By David Owen
September 16 – Reports have started circulating that Wolverhampton Wanderers’ Chinese owners are open to selling 20% of the club, as they seek to build on what has so far been a successful return to English top-flight football.
The reports – which are unconfirmed – indicate that Wolves’ owners, Fosun International, are putting a £350 million valuation on the club, which they bought for £45 million in 2016, when it was languishing in the second-tier Championship.
Between then and the end of last season, the famous old Midlands club enjoyed a period of sustained success, including promotion, a seventh-place finish in the Premier League and an FA Cup semi-final.
The bubble has shown signs of bursting in the initial weeks of the new season, however, with the club languishing in 19th place after Saturday’s 5-2 hammering by Chelsea at Molineux. It has also earned the mixed blessing of a slot in this season’s Europa League, where it has been drawn in Group K alongside Beşiktaş, Braga and Slovan Bratislava. Its group-stage campaign gets under way against the Portuguese side on Thursday.
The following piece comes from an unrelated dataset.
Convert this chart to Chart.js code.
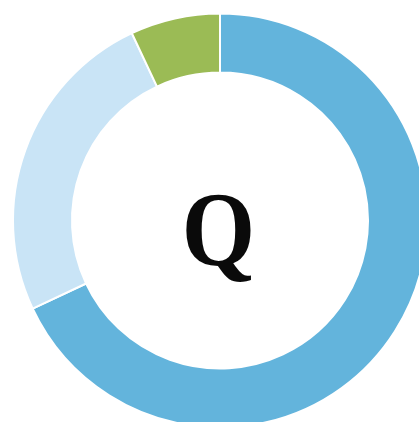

Fosun’s supposed valuation seems in line with the £280 million which Newcastle United owner Mike Ashley had apparently been seeking prior to last March when he was reported to have taken the Magpies off the market. However, the business model that has sustained top-level club football in recent decades – ie large cheques from pay-TV companies keen to lure as many eyeballs as possible to their channels – looks to be increasingly under pressure. If financial experts conclude, as a result, that current turnover levels at ambitious clubs may not be sustainable, then a knock-on effect on asset values seems logical.
It will be difficult for outsiders to arrive at an informed judgement of Wolves’ current financial position in advance of publication of its next set of annual results, probably next March. The club ran up an eye-watering £55 million loss in its promotion year, but a season of Premier League football in 2018-19 will have sent turnover surging and ought to have transformed its finances, even though costs will have increased markedly too.
The club’s glory years came under Stan Cullis’s management and Billy Wright’s captaincy in the 1950s.